Instability¶
PIDSs trained with self-supervised learning exhibit significant instability—that is, high sensitivity to training perturbations. Running the same configuration with different random seeds or minor hyperparameter changes often yields substantially different detection performance.
Why are PIDSs unstable?¶
Several factors contribute to this instability:
-
Self-supervised learning: PIDSs are trained to model normal behavior without labeled attack data.
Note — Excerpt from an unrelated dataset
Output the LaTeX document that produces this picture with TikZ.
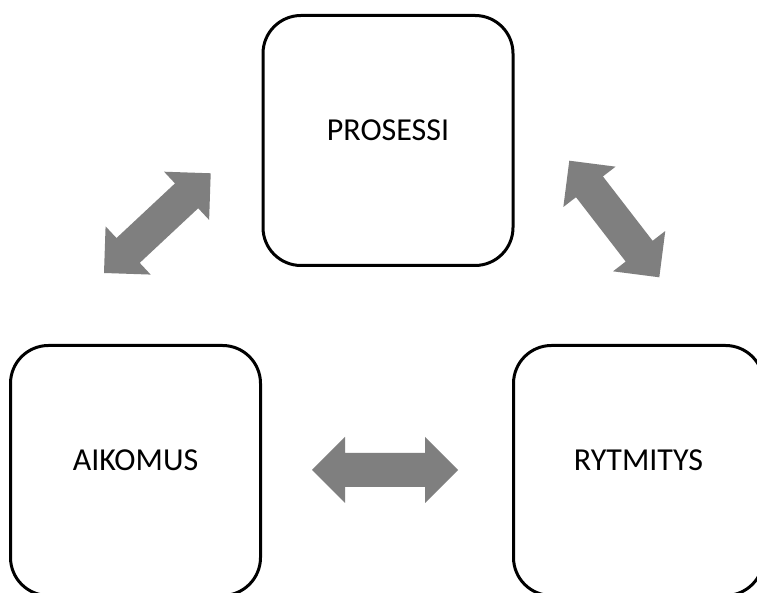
\documentclass[tikz,border=0pt]{standalone}
\usepackage{fontspec}
\setmainfont{Carlito}
\usetikzlibrary{calc}

\definecolor{arrowgray}{RGB}{127,127,127}

\tikzset{
  stage/.style={draw=black, line width=3pt, rounded corners=38pt,
    minimum width=250pt, minimum height=250pt, inner sep=0pt,
    font=\fontsize{32}{38}\selectfont, text height=20.6pt, text depth=21pt},
  arrowfill/.style={fill=arrowgray}
}

% Two-headed block arrow between two named coordinates:
% heads 33pt long and 66pt wide, shaft 34pt wide.
\newcommand{\blockarrow}[2]{%
  \fill[arrowfill] (#1)
    -- ($(#1)!33pt!(#2)!33pt!90:(#2)$)
    -- ($(#1)!33pt!(#2)!17pt!90:(#2)$)
    -- ($(#2)!33pt!(#1)!17pt!-90:(#1)$)
    -- ($(#2)!33pt!(#1)!33pt!-90:(#1)$)
    -- (#2)
    -- ($(#2)!33pt!(#1)!33pt!90:(#1)$)
    -- ($(#2)!33pt!(#1)!17pt!90:(#1)$)
    -- ($(#1)!33pt!(#2)!17pt!-90:(#2)$)
    -- ($(#1)!33pt!(#2)!33pt!-90:(#2)$)
    -- cycle;}

\begin{document}
\begin{tikzpicture}[x=1pt, y=1pt]
  \useasboundingbox (0,0) rectangle (757,593);
  \clip (0,0) rectangle (757,593);
  \fill[white] (0,0) rectangle (757,593);

  % the three stages
  \node[stage] (prosessi) at (388,452.5) {PROSESSI};
  \node[stage] (aikomus)  at (135.5,122.5) {AIKOMUS};
  \node[stage] (rytmitys) at (638.5,122.5) {RYTMITYS};

  % ends of the two-headed arrows
  \coordinate (ap) at (104,320);
  \coordinate (pa) at (210.7,419.7);
  \coordinate (pr) at (569.3,432.3);
  \coordinate (rp) at (659.3,315.7);
  \coordinate (ar) at (312,123);
  \coordinate (ra) at (458,123);

  \blockarrow{ap}{pa}
  \blockarrow{pr}{rp}
  \blockarrow{ar}{ra}
\end{tikzpicture}
\end{document}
Small variations in how "normal" is learned can dramatically affect what gets flagged as anomalous.
-
Random initialization: Neural network weights are randomly initialized, leading to different optimization trajectories.
-
Stochastic training: Mini-batch sampling, dropout, and other stochastic elements introduce variability between runs.
Measuring instability¶
To quantify instability, PIDSMaker supports running a system multiple times and computing statistics across runs. Use the --experiment=run_n_times flag:
./run.sh orthrus CADETS_E3 --experiment=run_n_times
This executes the pipeline N times using the same configuration, with each run using a different random seed.
Configuration¶
Parameters are configured in config/experiments/uncertainty/run_n_times.yml:
training_loop:
run_evaluation: each_epoch
experiment:
used_method: uncertainty
uncertainty:
deep_ensemble:
iterations: 5 # number of runs
restart_from: featurization # task to restart from
| Parameter | Description |
|---|---|
iterations |
Number of times to run the pipeline (default: 5) |
restart_from |
The pipeline stage to restart from for each iteration. Earlier stages (e.g., construction) are computed once and reused. |
Tip
Setting restart_from: featurization or restart_from: training saves time by reusing graph construction and transformation outputs across runs. Set it to the earliest stage where randomness is introduced.
Reported metrics¶
Upon completion, each metric is reported in three variants:
| Suffix | Description |
|---|---|
*_mean |
Mean value across all runs |
*_std |
Standard deviation across runs |
*_std_rel |
Relative standard deviation (std / mean), useful for comparing instability across metrics with different scales |
For example, if measuring precision score across 5 runs:
- precision_mean: Average precision across runs
- precision_std: Standard deviation of precision
- precision_std_rel: Coefficient of variation (lower is more stable)
Note
The framework is deterministic by default, instability appears when running multiple iterations within a same run (e.g., with run_n_times).
Recommendations¶
Based on empirical observations:
-
Run multiple times: We recommend running each configuration at least 3-5 times to get reliable performance estimates.
-
Report ranges: When publishing results, report mean ± standard deviation rather than single-run numbers.
-
Use the best run: For practical deployment, you may select the best-performing run from multiple attempts.
Warning
A single run with good metrics may not be reproducible. Always validate important results with multiple runs.